_What the task requires:_ Skip every picture and transcribe the remaining material exactly.

_Dataset content:_

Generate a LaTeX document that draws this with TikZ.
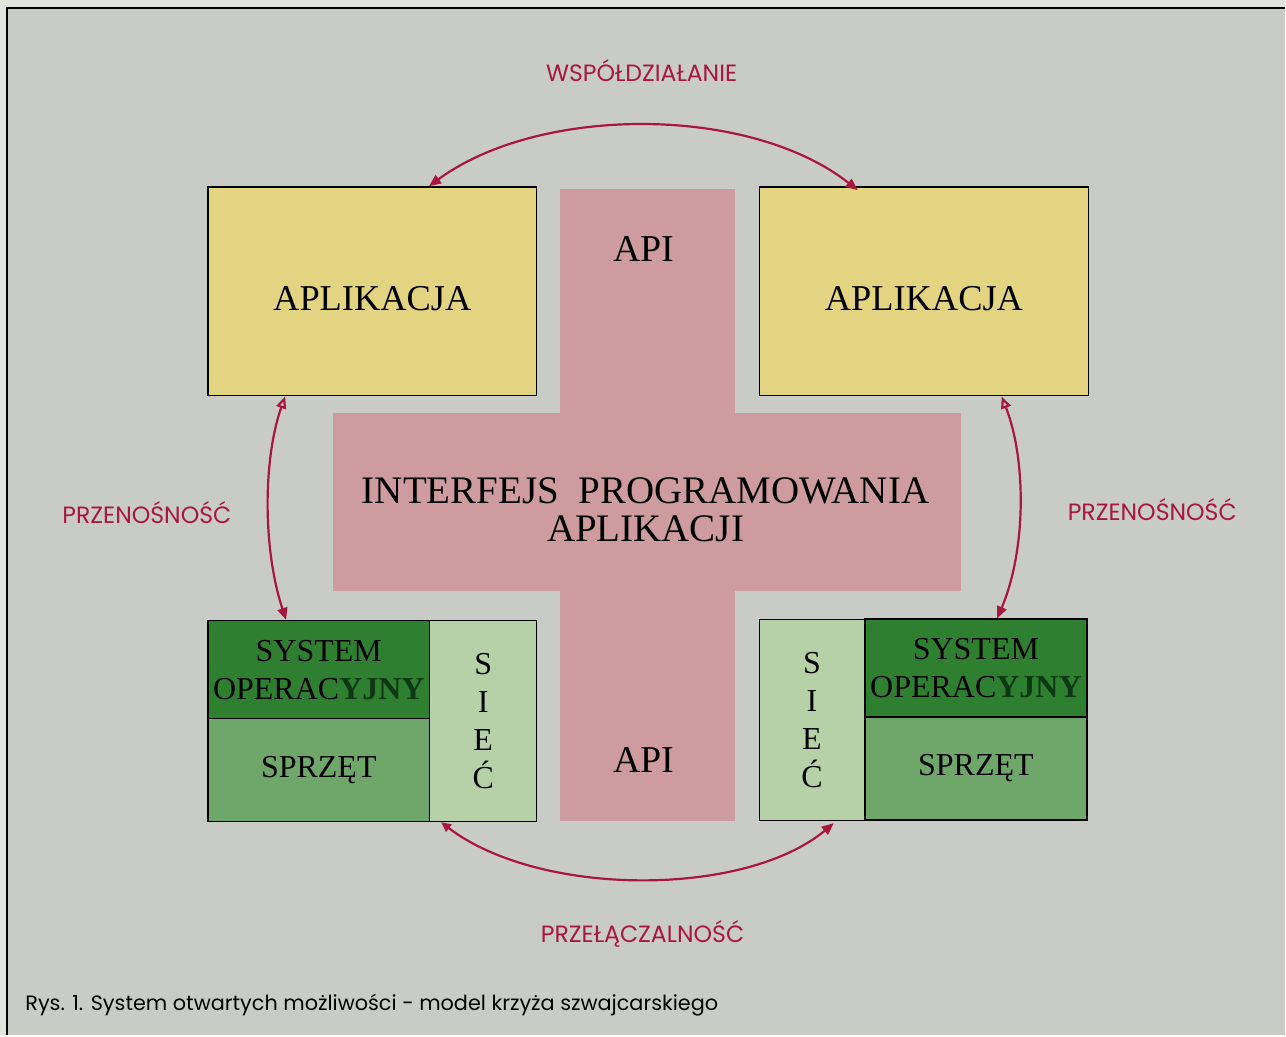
\documentclass[tikz,border=0pt]{standalone}
\usepackage{fontspec}
\setmainfont{Liberation Serif}
\newfontfamily\labfont{Poppins}
\usetikzlibrary{arrows.meta,calc}
\definecolor{bgc}{RGB}{201,204,198}
\definecolor{outc}{RGB}{226,228,222}
\definecolor{crossc}{RGB}{206,156,158}
\definecolor{yelc}{RGB}{227,212,130}
\definecolor{dgreen}{RGB}{47,127,48}
\definecolor{mgreen}{RGB}{111,166,106}
\definecolor{lgreen}{RGB}{182,209,168}
\definecolor{yjny}{RGB}{14,56,20}
\definecolor{redc}{RGB}{168,23,62}
\tikzset{
  box/.style={draw=black, line width=0.7pt, inner sep=0pt, font=\fontsize{16}{19}\selectfont, align=center},
  appbox/.style={box, fill=yelc, minimum width=164.5pt, minimum height=104.5pt, font=\fontsize{18.2}{20}\selectfont},
  sysbox/.style={box, fill=dgreen, minimum width=111pt, minimum height=49pt},
  hwbox/.style={box, fill=mgreen, minimum width=111pt, minimum height=51.5pt},
  netbox/.style={box, fill=lgreen, minimum height=100.5pt},
  lab/.style={text=redc, font=\labfont\fontsize{11.8}{13}\selectfont},
  arc/.style={draw=redc, line width=1.1pt},
  crosstext/.style={font=\fontsize{19}{22}\selectfont}
}
\newcommand{\lowtext}[1]{\raisebox{-3.5pt}[\height][0pt]{#1}}
\begin{document}
\begin{tikzpicture}[x=0.5pt,y=-0.5pt]
% background and frame
\fill[outc] (0,0) rectangle (1286,1036);
\fill[bgc] (7,8) rectangle (1286,1036);
\draw[black, line width=0.8pt] (7,1036) -- (7,8) -- (1286,8);
% cross
\fill[crossc] (560,189) rectangle (735,822);
\fill[crossc] (333,413) rectangle (962,591);
\node[crosstext] (apiT) at (644,249) {API};
\node[crosstext] (apiB) at (644,760) {API};
\node[align=center, font=\fontsize{19.5}{19}\selectfont] (ipa) at (646,510) {INTERFEJS\ \ PROGRAMOWANIA\\APLIKACJI};
% application boxes
\node[appbox] (appL) at (372.5,291.5) {\lowtext{APLIKACJA}};
\node[appbox] (appR) at (924.5,291.5) {\lowtext{APLIKACJA}};
% left platform
\node[sysbox] (sysL) at (319,670) {SYSTEM\\OPERAC{\color{yjny}\bfseries YJNY}};
\node[hwbox] (hwL) at (319,770.5) {SPRZĘT};
\node[netbox, minimum width=53.5pt] (netL) at (483.5,721.5) {S\\I\\E\\Ć};
% right platform
\node[netbox, minimum width=52.5pt] (netR) at (812.5,720.5) {S\\I\\E\\Ć};
\node[sysbox] (sysR) at (976.5,668.5) {SYSTEM\\OPERAC{\color{yjny}\bfseries YJNY}};
\node[hwbox] (hwR) at (976.5,769) {SPRZĘT};
% labels
\node[lab] (wsp) at (642,71) {WSPÓŁDZIAŁANIE};
\node[lab] (przL) at (147,513) {PRZENOŚNOŚĆ};
\node[lab] (przR) at (1153,510) {PRZENOŚNOŚĆ};
\node[lab] (prze) at (643,935) {PRZEŁĄCZALNOŚĆ};
\node[anchor=west, inner sep=0pt, font=\labfont\fontsize{10.4}{12}\selectfont] (cap) at (25,1006) {Rys. 1. System otwartych możliwości - model krzyża szwajcarskiego};
% arcs
\draw[arc, {Triangle[length=6pt,width=5pt]}-{Triangle[length=6pt,width=5pt]}]
  ($(appL.north west)+(222,0)$) .. controls (540,105) and (750,105) .. ($(appR.north west)+(99,4)$);
\draw[arc, {Triangle[open,length=6pt,width=5pt]}-{Triangle[length=6pt,width=5pt]}]
  ($(appL.south west)+(78,0)$) .. controls (263,460) and (263,550) .. ($(sysL.north west)+(79,0)$);
\draw[arc, {Triangle[open,length=6pt,width=5pt]}-{Triangle[length=6pt,width=5pt]}]
  ($(appR.south west)+(243,0)$) .. controls (1027,460) and (1027,550) .. ($(sysR.north west)+(133,0)$);
\draw[arc, {Triangle[length=5pt,width=4.5pt]}-{Triangle[length=6pt,width=5pt]}]
  ($(netL.south west)+(12,0)$) .. controls (540,898) and (745,898) .. ($(netR.south west)+(75,2)$);
\end{tikzpicture}
\end{document}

_Written solution:_
Generate a LaTeX document that draws this with TikZ.
\documentclass[tikz,border=0pt]{standalone}
\usepackage{fontspec}
\setmainfont{Liberation Serif}
\newfontfamily\labfont{Poppins}
\usetikzlibrary{arrows.meta,calc}
\definecolor{bgc}{RGB}{201,204,198}
\definecolor{outc}{RGB}{226,228,222}
\definecolor{crossc}{RGB}{206,156,158}
\definecolor{yelc}{RGB}{227,212,130}
\definecolor{dgreen}{RGB}{47,127,48}
\definecolor{mgreen}{RGB}{111,166,106}
\definecolor{lgreen}{RGB}{182,209,168}
\definecolor{yjny}{RGB}{14,56,20}
\definecolor{redc}{RGB}{168,23,62}
\tikzset{
  box/.style={draw=black, line width=0.7pt, inner sep=0pt, font=\fontsize{16}{19}\selectfont, align=center},
  appbox/.style={box, fill=yelc, minimum width=164.5pt, minimum height=104.5pt, font=\fontsize{18.2}{20}\selectfont},
  sysbox/.style={box, fill=dgreen, minimum width=111pt, minimum height=49pt},
  hwbox/.style={box, fill=mgreen, minimum width=111pt, minimum height=51.5pt},
  netbox/.style={box, fill=lgreen, minimum height=100.5pt},
  lab/.style={text=redc, font=\labfont\fontsize{11.8}{13}\selectfont},
  arc/.style={draw=redc, line width=1.1pt},
  crosstext/.style={font=\fontsize{19}{22}\selectfont}
}
\newcommand{\lowtext}[1]{\raisebox{-3.5pt}[\height][0pt]{#1}}
\begin{document}
\begin{tikzpicture}[x=0.5pt,y=-0.5pt]
% background and frame
\fill[outc] (0,0) rectangle (1286,1036);
\fill[bgc] (7,8) rectangle (1286,1036);
\draw[black, line width=0.8pt] (7,1036) -- (7,8) -- (1286,8);
% cross
\fill[crossc] (560,189) rectangle (735,822);
\fill[crossc] (333,413) rectangle (962,591);
\node[crosstext] (apiT) at (644,249) {API};
\node[crosstext] (apiB) at (644,760) {API};
\node[align=center, font=\fontsize{19.5}{19}\selectfont] (ipa) at (646,510) {INTERFEJS\ \ PROGRAMOWANIA\\APLIKACJI};
% application boxes
\node[appbox] (appL) at (372.5,291.5) {\lowtext{APLIKACJA}};
\node[appbox] (appR) at (924.5,291.5) {\lowtext{APLIKACJA}};
% left platform
\node[sysbox] (sysL) at (319,670) {SYSTEM\\OPERAC{\color{yjny}\bfseries YJNY}};
\node[hwbox] (hwL) at (319,770.5) {SPRZĘT};
\node[netbox, minimum width=53.5pt] (netL) at (483.5,721.5) {S\\I\\E\\Ć};
% right platform
\node[netbox, minimum width=52.5pt] (netR) at (812.5,720.5) {S\\I\\E\\Ć};
\node[sysbox] (sysR) at (976.5,668.5) {SYSTEM\\OPERAC{\color{yjny}\bfseries YJNY}};
\node[hwbox] (hwR) at (976.5,769) {SPRZĘT};
% labels
\node[lab] (wsp) at (642,71) {WSPÓŁDZIAŁANIE};
\node[lab] (przL) at (147,513) {PRZENOŚNOŚĆ};
\node[lab] (przR) at (1153,510) {PRZENOŚNOŚĆ};
\node[lab] (prze) at (643,935) {PRZEŁĄCZALNOŚĆ};
\node[anchor=west, inner sep=0pt, font=\labfont\fontsize{10.4}{12}\selectfont] (cap) at (25,1006) {Rys. 1. System otwartych możliwości - model krzyża szwajcarskiego};
% arcs
\draw[arc, {Triangle[length=6pt,width=5pt]}-{Triangle[length=6pt,width=5pt]}]
  ($(appL.north west)+(222,0)$) .. controls (540,105) and (750,105) .. ($(appR.north west)+(99,4)$);
\draw[arc, {Triangle[open,length=6pt,width=5pt]}-{Triangle[length=6pt,width=5pt]}]
  ($(appL.south west)+(78,0)$) .. controls (263,460) and (263,550) .. ($(sysL.north west)+(79,0)$);
\draw[arc, {Triangle[open,length=6pt,width=5pt]}-{Triangle[length=6pt,width=5pt]}]
  ($(appR.south west)+(243,0)$) .. controls (1027,460) and (1027,550) .. ($(sysR.north west)+(133,0)$);
\draw[arc, {Triangle[length=5pt,width=4.5pt]}-{Triangle[length=6pt,width=5pt]}]
  ($(netL.south west)+(12,0)$) .. controls (540,898) and (745,898) .. ($(netR.south west)+(75,2)$);
\end{tikzpicture}
\end{document}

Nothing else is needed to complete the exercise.